[Charts and diagrams as code]
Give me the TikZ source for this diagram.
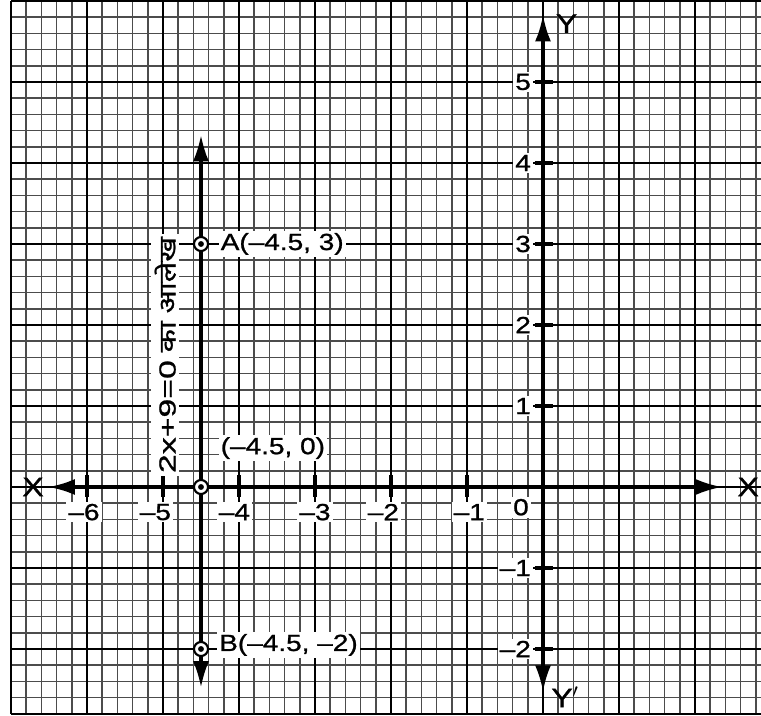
\documentclass[tikz,border=0pt]{standalone}
\usepackage{fontspec}
\setmainfont{Liberation Sans}[FakeStretch=1.2,FakeBold=1]
\newfontfamily\rotlatin{Liberation Sans}[FakeStretch=1.45,FakeBold=1]
\newfontfamily\hindifont[Script=Devanagari,FakeStretch=1.3,FakeBold=1]{Noto Sans}
\usetikzlibrary{arrows.meta}
\begin{document}
\begin{tikzpicture}[x=57pt,y=60.75pt,
  minorline/.style={black!70,line width=1.1pt},
  majorline/.style={black,line width=1.6pt},
  axisline/.style={line width=2.6pt},
  bothtips/.style={{Latex[length=20pt,width=12pt]}-{Latex[length=20pt,width=12pt]}},
  tickline/.style={line width=3pt},
  ptmark/.style={circle,draw,line width=1.6pt,fill=white,minimum size=10.5pt,inner sep=0pt},
  lbl/.style={fill=white,inner sep=1.5pt,font=\fontsize{17.5}{20}\selectfont},
  axlbl/.style={inner sep=1pt,font=\fontsize{20}{22}\selectfont}]
\useasboundingbox (-7.1447,-2.8148) rectangle (2.8684,6.0123);
\begin{scope}
\clip (-7.1447,-2.8148) rectangle (2.8684,6.0123);
% minor grid
\foreach \i in {-35,...,15} \draw[minorline] ({\i/5},-2.8) -- ({\i/5},6);
\foreach \j in {-14,...,30} \draw[minorline] (-7,{\j/5}) -- (3,{\j/5});
% major grid
\foreach \i in {-7,...,3} \draw[majorline] (\i,-2.8) -- (\i,6);
\foreach \j in {-2,...,6} \draw[majorline] (-7,\j) -- (3,\j);
\draw[majorline] (-7,-2.8) -- (3,-2.8);
\end{scope}
% axes
\coordinate (xl) at (-6.51,0);
\coordinate (xr) at (2.36,0);
\coordinate (yt) at (0,5.83);
\coordinate (yb) at (0,-2.53);
\draw[axisline,bothtips] (xl) -- (xr);
\draw[axisline,bothtips] (yb) -- (yt);
\foreach \i in {-6,...,-1} \draw[tickline] (\i,-0.12) -- (\i,0.15);
\foreach \j in {-2,-1,1,2,3,4,5} \draw[tickline] (-0.11,\j) -- (0.13,\j);
\node[axlbl] (xlbl) at (-6.71,0) {X};
\node[axlbl] (xrlbl) at (2.70,0) {X};
\node[axlbl] (ylbl) at (0.31,5.72) {Y};
\node[axlbl] (yblbl) at (0.29,-2.59) {Y$'$};
% tick labels
\node[lbl] (tm6) at (-6.04,-0.31) {–6};
\node[lbl] (tm5) at (-5.10,-0.31) {–5};
\node[lbl] (tm4) at (-4.06,-0.31) {–4};
\node[lbl] (tm3) at (-3.00,-0.31) {–3};
\node[lbl] (tm2) at (-2.10,-0.31) {–2};
\node[lbl] (tm1) at (-0.97,-0.31) {–1};
\node[lbl] (t0) at (-0.29,-0.25) {0};
\node[lbl,anchor=east] (ty5) at (-0.13,5) {5};
\node[lbl,anchor=east] (ty4) at (-0.13,4) {4};
\node[lbl,anchor=east] (ty3) at (-0.13,3) {3};
\node[lbl,anchor=east] (ty2) at (-0.13,2) {2};
\node[lbl,anchor=east] (ty1) at (-0.13,1) {1};
\node[lbl,anchor=east] (tym1) at (-0.13,-1) {–1};
\node[lbl,anchor=east] (tym2) at (-0.13,-2) {–2};
% line x = -4.5
\coordinate (lt) at (-4.5,4.35);
\coordinate (lb) at (-4.5,-2.48);
\draw[axisline,bothtips] (lb) -- (lt);
\foreach \p/\yy in {A/3,P/0,B/-2} {
  \node[ptmark] (\p) at (-4.5,\yy) {};
  \fill (\p.center) circle (2.2pt);
}
\node[lbl,anchor=west] (Alab) at (-4.27,3) {A(–4.5, 3)};
\node[lbl,anchor=west] (Plab) at (-4.27,0.48) {(–4.5, 0)};
\node[lbl,anchor=west] (Blab) at (-4.29,-1.95) {B(–4.5, –2)};
\node[fill=white,inner sep=2.5pt,rotate=90,font=\fontsize{17.5}{19}\selectfont] (hl) at (-4.97,1.63)
  {{\rotlatin 2x+9=0} {\hindifont का आलेख}};
\end{tikzpicture}
\end{document}
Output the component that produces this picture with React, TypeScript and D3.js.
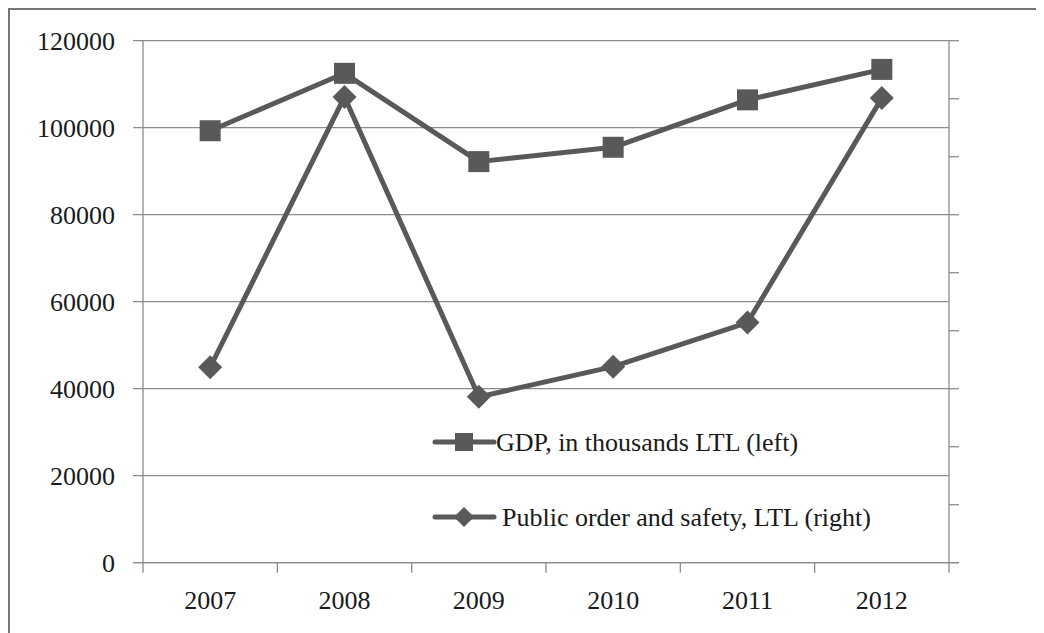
import React, { useEffect, useState } from "react";
import * as d3 from "d3";

const years = ["2007", "2008", "2009", "2010", "2011", "2012"];
// GDP, in thousands LTL (left axis)
const gdp = [99300, 112500, 92200, 95500, 106400, 113400];
// Public order and safety, LTL (right axis, unlabelled in the source)
const publicOrder = [337, 803, 286, 338, 414, 801];
const leftTicks = [0, 20000, 40000, 60000, 80000, 100000, 120000];
const rightTicks = [0, 100, 200, 300, 400, 500, 600, 700, 800, 900];

const W = 1044;
const H = 633;
const left = 143;
const right = 949;
const top = 40.7;
const bottom = 562.7;

const lineColor = "#595959";
const axisColor = "#8c8c8c";
const font = "Liberation Serif";

const App = () => {
  const [, setTick] = useState(0);
  useEffect(() => {
    // make sure the serif face is picked up, then redraw
    if (document.fonts) {
      document.fonts.load(`26px "${font}"`).then(() => setTick(t => t + 1));
    }
  }, []);

  const x = d3.scaleBand().domain(years).range([left, right]);
  const yLeft = d3.scaleLinear().domain([0, 120000]).range([bottom, top]);
  const yRight = d3.scaleLinear().domain([0, 900]).range([bottom, top]);
  const cx = (y: string) => (x(y) as number) + x.bandwidth() / 2;

  const gdpLine = d3
    .line<number>()
    .x((_, i) => cx(years[i]))
    .y(d => yLeft(d))(gdp);
  const poLine = d3
    .line<number>()
    .x((_, i) => cx(years[i]))
    .y(d => yRight(d))(publicOrder);

  const sq = 21;
  const dm = 12;
  const diamond = (px: number, py: number, r: number) =>
    `M${px},${py - r}L${px + r},${py}L${px},${py + r}L${px - r},${py}Z`;

  const xTicks = [...years.map(y => x(y) as number), right];

  return (
    <svg width={W} height={H} viewBox={`8 8 ${W} ${H}`}>
      {/* outer frame */}
      <rect x={9} y={9} width={W + 20} height={H + 20} fill="none" stroke="#777" strokeWidth={2} />

      {/* gridlines + left ticks */}
      {leftTicks.map(t => (
        <line key={t} x1={left - 10} x2={right} y1={yLeft(t)} y2={yLeft(t)} stroke={axisColor} strokeWidth={1.3} />
      ))}
      {/* right ticks */}
      {rightTicks.map(t => (
        <line key={t} x1={right} x2={right + 10} y1={yRight(t)} y2={yRight(t)} stroke={axisColor} strokeWidth={1.3} />
      ))}
      {/* axes */}
      <line x1={left} x2={left} y1={top} y2={bottom} stroke={axisColor} strokeWidth={1.3} />
      <line x1={right} x2={right} y1={top} y2={bottom} stroke={axisColor} strokeWidth={1.3} />
      <line x1={left - 10} x2={right + 10} y1={bottom} y2={bottom} stroke={axisColor} strokeWidth={1.3} />
      {xTicks.map((t, i) => (
        <line key={i} x1={t} x2={t} y1={bottom} y2={bottom + 10} stroke={axisColor} strokeWidth={1.3} />
      ))}

      {/* left labels */}
      {leftTicks.map(t => (
        <text key={t} x={115} y={yLeft(t) + 9} textAnchor="end" fontSize={26} fontFamily={font} fill="#1a1a1a">
          {String(t)}
        </text>
      ))}
      {/* x labels */}
      {years.map(y => (
        <text key={y} x={cx(y)} y={609} textAnchor="middle" fontSize={26} fontFamily={font} fill="#1a1a1a">
          {y}
        </text>
      ))}

      {/* series */}
      <path d={gdpLine ?? ""} fill="none" stroke={lineColor} strokeWidth={5} strokeLinejoin="round" />
      <path d={poLine ?? ""} fill="none" stroke={lineColor} strokeWidth={5} strokeLinejoin="round" />
      {gdp.map((v, i) => (
        <rect key={i} x={cx(years[i]) - sq / 2} y={yLeft(v) - sq / 2} width={sq} height={sq} fill={lineColor} />
      ))}
      {publicOrder.map((v, i) => (
        <path key={i} d={diamond(cx(years[i]), yRight(v), dm)} fill={lineColor} />
      ))}

      {/* legend */}
      <line x1={435} x2={494} y1={442} y2={442} stroke={lineColor} strokeWidth={5} strokeLinecap="round" />
      <rect x={464 - 9} y={442 - 9} width={18} height={18} fill={lineColor} />
      <text x={496} y={451} fontSize={26} fontFamily={font} fill="#1a1a1a">GDP, in thousands LTL (left)</text>
      <line x1={435} x2={494} y1={517} y2={517} stroke={lineColor} strokeWidth={5} strokeLinecap="round" />
      <path d={diamond(464, 517, 10)} fill={lineColor} />
      <text x={502} y={526} fontSize={26} fontFamily={font} fill="#1a1a1a">Public order and safety, LTL (right)</text>
    </svg>
  );
};

export default App;
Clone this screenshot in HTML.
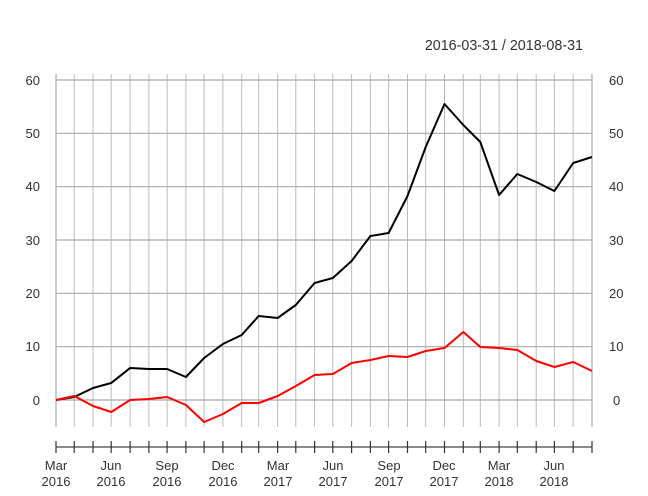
<!DOCTYPE html>
<html><head><meta charset="utf-8"><style>
html,body{margin:0;padding:0;background:#fff;}
svg{display:block;}
text{font-family:"Liberation Sans",Arial,sans-serif;font-size:13px;fill:#333;}
</style></head><body>
<svg width="648" height="496" viewBox="0 0 648 496" xmlns="http://www.w3.org/2000/svg">
<rect width="648" height="496" fill="#fff"/>
<text x="583" y="50" text-anchor="end" style="font-size:14.3px">2016-03-31 / 2018-08-31</text>
<g id="vg" stroke="#bbb" stroke-width="1">
</g>
<g stroke="#aaa" stroke-width="1.2">
<line x1="56" x2="592" y1="80" y2="80"/><line x1="56" x2="592" y1="133.3" y2="133.3"/>
<line x1="56" x2="592" y1="186.7" y2="186.7"/><line x1="56" x2="592" y1="240" y2="240"/>
<line x1="56" x2="592" y1="293.3" y2="293.3"/><line x1="56" x2="592" y1="346.7" y2="346.7"/>
<line x1="56" x2="592" y1="400" y2="400"/>
</g>
<g text-anchor="end">
<text x="40" y="85">60</text><text x="40" y="138">50</text><text x="40" y="191">40</text>
<text x="40" y="245">30</text><text x="40" y="298">20</text><text x="40" y="351">10</text><text x="40" y="405">0</text>
</g>
<g text-anchor="start">
<text x="609" y="85">60</text><text x="609" y="138">50</text><text x="609" y="191">40</text>
<text x="609" y="245">30</text><text x="609" y="298">20</text><text x="609" y="351">10</text><text x="613" y="405">0</text>
</g>
<line x1="56" x2="592" y1="447" y2="447" stroke="#444" stroke-width="1.2"/>
<g id="tk" stroke="#333" stroke-width="1.2"></g>
<g text-anchor="middle">
<text x="56" y="470">Mar</text><text x="56" y="486">2016</text>
<text x="111" y="470">Jun</text><text x="111" y="486">2016</text>
<text x="167" y="470">Sep</text><text x="167" y="486">2016</text>
<text x="223" y="470">Dec</text><text x="223" y="486">2016</text>
<text x="278" y="470">Mar</text><text x="278" y="486">2017</text>
<text x="333" y="470">Jun</text><text x="333" y="486">2017</text>
<text x="389" y="470">Sep</text><text x="389" y="486">2017</text>
<text x="444" y="470">Dec</text><text x="444" y="486">2017</text>
<text x="499" y="470">Mar</text><text x="499" y="486">2018</text>
<text x="554" y="470">Jun</text><text x="554" y="486">2018</text>
</g>
<polyline id="bk" fill="none" stroke="#000" stroke-width="2" stroke-linejoin="round"/>
<polyline id="rd" fill="none" stroke="#f00" stroke-width="2" stroke-linejoin="round"/>
<script>
var xs=[56,74.2,93,111.2,130.1,148.9,167.1,185.9,204.1,222.9,241.7,258.7,277.6,295.8,314.6,332.8,351.6,370.4,388.6,407.5,425.7,444.5,463.3,480.3,499.1,517.3,536.2,554.4,573.2,592];
var b=[400,397,388,383,368,369,369,377,358,344,335,316,318,305,283,278,261,236,233,196,147,104,125,142,195,174,182,191,163,157];
var r=[400,396,406,412,400,399,397,405,422,414,403,403,396,386,375,374,363,360,356,357,351,348,332,347,348,350,361,367,362,371];
var ns="http://www.w3.org/2000/svg",vg=document.getElementById('vg'),tk=document.getElementById('tk');
xs.forEach(function(x,i){
 var l=document.createElementNS(ns,'line');l.setAttribute('x1',x);l.setAttribute('x2',x);l.setAttribute('y1',74);l.setAttribute('y2',427);
 if(i==0||i==29)l.setAttribute('stroke','#999');vg.appendChild(l);
 var t=document.createElementNS(ns,'line');t.setAttribute('x1',x);t.setAttribute('x2',x);t.setAttribute('y1',441);t.setAttribute('y2',453);tk.appendChild(t);
});
document.getElementById('bk').setAttribute('points',xs.map(function(x,i){return x+','+b[i]}).join(' '));
document.getElementById('rd').setAttribute('points',xs.map(function(x,i){return x+','+r[i]}).join(' '));
</script>
</svg>
</body></html>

REQUIREMENTS:
Above are records; repeat only the lines from the line with "Output the component" through the line with "import * as", and leave pictures out.

FINAL ANSWER:
Output the component that produces this picture with React, TypeScript and D3.js.
import React, { useEffect, useState } from "react";
import * as d3 from "d3";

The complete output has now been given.